Users can be thought of as broadly defining software reliability as the ability to support current (i.e., the software works as intended) and future needs (i.e., functionality that the user does not yet know they need, e.g., one reason I use R, rather than Python, for data analysis, is because I believe that if a new-to-me technique is required, a package+documentation supporting this technique is more likely to be available in R).
Focusing on current needs, the definition of software reliability depends on the perspective of who you ask, possibilities include:
- commercial management: software reliability is measured in terms of cost-risk, i.e., the likelihood of losing an amount £/$ as a result of undesirable application behavior (either losses from internal use, or customer related losses such as refunds, hot-line support, and good will),
- Open source: reliability has to be good enough and at least as good as comparable projects. The unit of reliability might be fault experiences per use of the program, or the number of undesirable behaviors encountered when processing pre-existing material,
- user-centric: mean time between failure per uses of the application, e.g., for a word processor, documents written/edited. For compilers, mean time between failure per million lines of source translated,
- academic and perhaps a generic development team: mean time between failure per million lines/instructions executed by the application. The definition avoids having to deal with how the software is used,
- available data: numeric answers require measurement data to feed into a calculation. Data that is relatively easy to collect is cpu time consumed by tests that found some number of faults, or perhaps wall time, or scraping the bottom of the barrel the number of tests run.
If an organization wants to increase software reliability, they can pay to make the changes that increase reliability. Pointing this fact out to people can make them very annoyed.

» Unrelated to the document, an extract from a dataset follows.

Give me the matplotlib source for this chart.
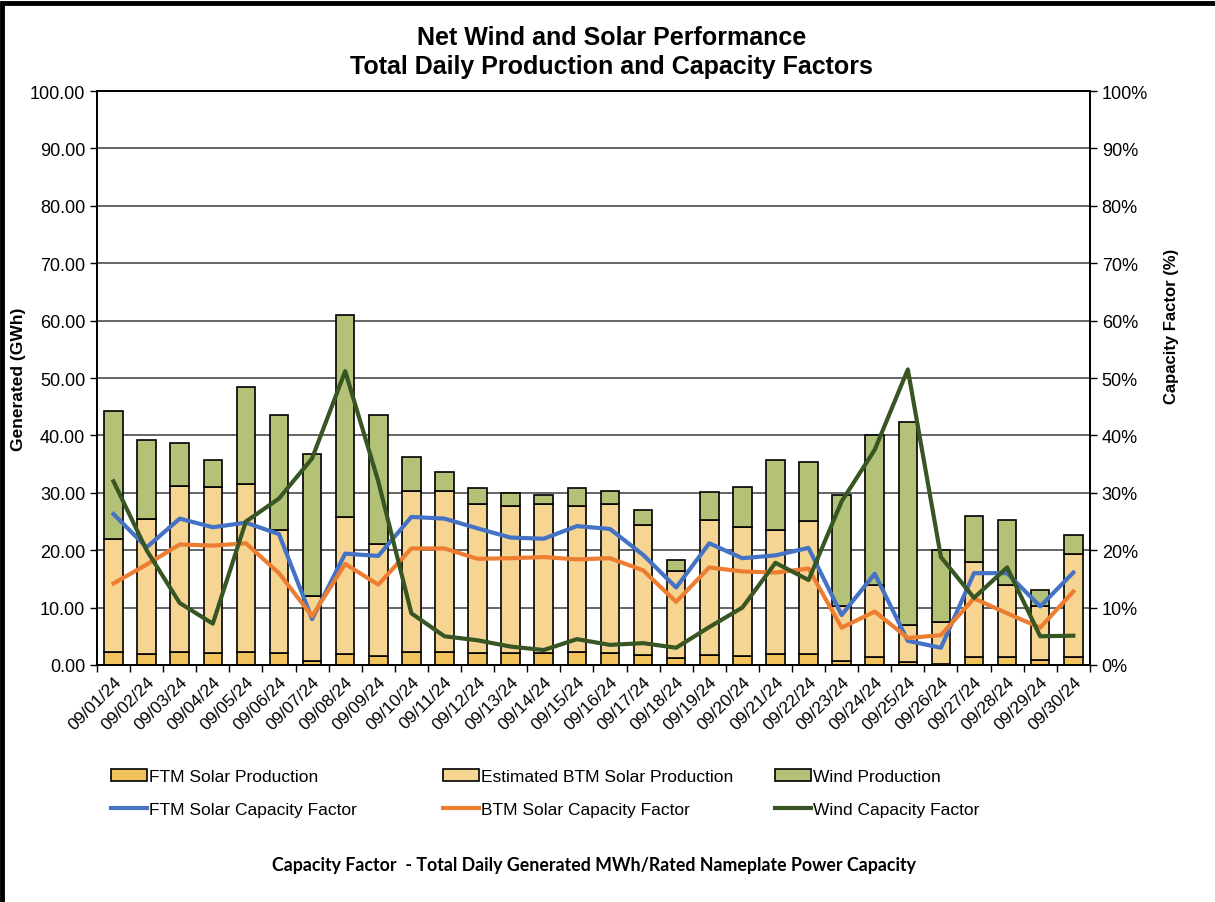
import matplotlib.pyplot as plt
from matplotlib.patches import Rectangle
from matplotlib.ticker import FixedLocator, PercentFormatter
import numpy as np

plt.rcParams['font.family'] = ['Liberation Sans', 'DejaVu Sans']

# Dates (Sept 2024)
dates = ['09/%02d/24' % d for d in range(1, 31)]

# Production (GWh) -- cumulative stack tops
ftm_solar = [2.3, 1.9, 2.3, 2.1, 2.3, 2.1, 0.7, 1.9, 1.6, 2.3,
             2.3, 2.1, 2.1, 2.1, 2.3, 2.1, 1.8, 1.2, 1.8, 1.6,
             1.9, 1.9, 0.7, 1.4, 0.5, 0.2, 1.4, 1.4, 0.9, 1.4]
btm_top = [22.0, 25.5, 31.2, 31.0, 31.5, 23.5, 12.0, 25.8, 21.0, 30.3,
           30.3, 28.0, 27.7, 28.0, 27.7, 28.0, 24.4, 16.3, 25.3, 24.0,
           23.6, 25.1, 10.3, 14.0, 6.9, 7.5, 18.0, 13.9, 10.2, 19.4]
total_top = [44.2, 39.2, 38.7, 35.8, 48.5, 43.5, 36.8, 61.0, 43.5, 36.3,
             33.7, 30.8, 29.9, 29.6, 30.8, 30.3, 27.0, 18.3, 30.2, 31.0,
             35.8, 35.3, 29.6, 40.1, 42.3, 20.1, 26.0, 25.3, 13.1, 22.7]

# Capacity factors (%)
ftm_cf = [26.3, 20.5, 25.5, 24.0, 24.8, 22.8, 8.0, 19.4, 19.0, 25.8,
          25.5, 23.8, 22.2, 22.0, 24.2, 23.7, 19.2, 13.5, 21.2, 18.6,
          19.1, 20.4, 8.7, 15.9, 4.2, 3.0, 16.0, 16.0, 10.2, 16.1]
btm_cf = [14.2, 17.5, 21.0, 20.8, 21.2, 16.0, 8.5, 17.6, 14.0, 20.3,
          20.3, 18.5, 18.6, 18.8, 18.4, 18.6, 16.5, 11.0, 17.0, 16.3,
          16.1, 16.8, 6.5, 9.3, 4.7, 5.2, 11.6, 9.0, 6.5, 12.8]
wind_cf = [32.0, 20.0, 10.8, 7.2, 25.0, 29.0, 36.0, 51.2, 32.0, 9.0,
           5.0, 4.3, 3.2, 2.6, 4.5, 3.5, 3.8, 3.0, 6.6, 10.0,
           17.8, 14.8, 28.5, 37.5, 51.5, 18.8, 11.7, 17.0, 5.0, 5.1]

ftm = np.array(ftm_solar)
btm = np.array(btm_top) - ftm
wind = np.array(total_top) - np.array(btm_top)

fig = plt.figure(figsize=(12.15, 9.03), dpi=100)
ax = fig.add_axes([0.0798, 0.2625, 0.8172, 0.6355])
ax2 = ax.twinx()

x = np.arange(len(dates))
w = 0.56
edge = dict(edgecolor='black', linewidth=1.2)
b1 = ax.bar(x, ftm, w, color='#F2C25C', label='FTM Solar Production', zorder=3, **edge)
b2 = ax.bar(x, btm, w, bottom=ftm, color='#F6D592', label='Estimated BTM Solar Production', zorder=3, **edge)
b3 = ax.bar(x, wind, w, bottom=ftm + btm, color='#B3C276', label='Wind Production', zorder=3, **edge)

l1, = ax2.plot(x, ftm_cf, color='#4472C4', lw=3, label='FTM Solar Capacity Factor')
l2, = ax2.plot(x, btm_cf, color='#ED7D31', lw=3, label='BTM Solar Capacity Factor')
l3, = ax2.plot(x, wind_cf, color='#375623', lw=3, label='Wind Capacity Factor')

ax.set_xlim(-0.5, len(dates) - 0.5)
ax.set_ylim(0, 100)
ax2.set_ylim(0, 100)
ax.set_yticks(np.arange(0, 101, 10))
ax.set_yticklabels(['%.2f' % v for v in range(0, 101, 10)])
ax2.set_yticks(np.arange(0, 101, 10))
ax2.yaxis.set_major_formatter(PercentFormatter(decimals=0))
ax.grid(axis='y', color='#3a3a3a', lw=1.1, zorder=0)
ax.set_axisbelow(True)

ax.set_xticks(x)
ax.set_xticklabels(dates, rotation=45, ha='right', rotation_mode='anchor', fontsize=12.5)
ax.tick_params(axis='x', which='major', length=0, pad=6)
ax.xaxis.set_minor_locator(FixedLocator(np.arange(-0.5, len(dates), 1)))
ax.tick_params(axis='x', which='minor', length=5, width=1, direction='out')
ax.tick_params(axis='y', length=5, width=1, labelsize=13)
ax2.tick_params(axis='y', length=5, width=1, labelsize=13)
for a in (ax, ax2):
    for s in a.spines.values():
        s.set_linewidth(1.3)

ax.set_ylabel('Generated (GWh)', fontsize=12.5, fontweight='bold')
ax.yaxis.set_label_coords(-0.071, 0.5)
ax2.set_ylabel('Capacity Factor (%)', fontsize=12, fontweight='bold')
ax2.yaxis.set_label_coords(1.0745, 0.592)

fig.text(0.503, 0.958, 'Net Wind and Solar Performance', ha='center', va='center',
         fontsize=18, fontweight='bold')
fig.text(0.503, 0.926, 'Total Daily Production and Capacity Factors', ha='center', va='center',
         fontsize=18, fontweight='bold')

# legend: three fixed columns, like the spreadsheet layout
cols = [(b1, l1, 0.087), (b2, l2, 0.3603), (b3, l3, 0.6336)]
for bar_h, line_h, xpos in cols:
    fig.legend([bar_h, line_h], [bar_h.get_label(), line_h.get_label()], loc='upper left',
               bbox_to_anchor=(xpos, 0.153), bbox_transform=fig.transFigure, frameon=False,
               fontsize=12.5, handlelength=2.07, handletextpad=0.1, labelspacing=1.0,
               borderaxespad=0, borderpad=0.3)

fig.text(0.489, 0.042, 'Capacity Factor  - Total Daily Generated MWh/Rated Nameplate Power Capacity',
         ha='center', va='center', fontsize=12.8, fontweight='bold', family=['Lato', 'DejaVu Sans'])

fig.patches.append(Rectangle((0.002, -0.01), 1.2, 1.006, transform=fig.transFigure,
                             fill=False, edgecolor='black', linewidth=3.5))

fig.savefig('out.png', dpi=100)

In my experience, fulfillment of user needs is commonly used to define software quality.
@Joel Thurlby
Quality is a nebulous concept that invariably involves reliability. The ISO standard definition of quality is “fitness for purpose”, which sounds great, but actually just moves the discussion on to arguing over fitness and purpose.
I agree. However, for me this begs the question if software reliability should be treated like other software quality properties.
Like other software quality properties, the attempt to measure them independent of the target systems is futile since they vary over time and context.
In my experience, software quality properties are typically seen as goals and not measurable properties. Software reliability is something that should built into software not measured.
Are you familiar with the research by the company SoftRel? The presentations by Ann Marie Neufelder provide some interesting views into the impact of the software development process on software defect density.
@Joel Thurlby
Building reliability into software is the magic pixy dust model of development. Measurements might show that the pixy dust [insert trendy technique] does not work as claimed, so measuring is discouraged and those that exist are bad-mouthed.
I had not heard of Ann Marie Neufelder (companies focusing on defense consulting tend to be invisible outside that domain). I found a copy of her 1992 book “Ensuring Software Reliability”, and it is a readable summary of NASA/DOD work to date. The thing to remember about this early research is that the software was often embedded in a military system, where the cost of field updates is very high.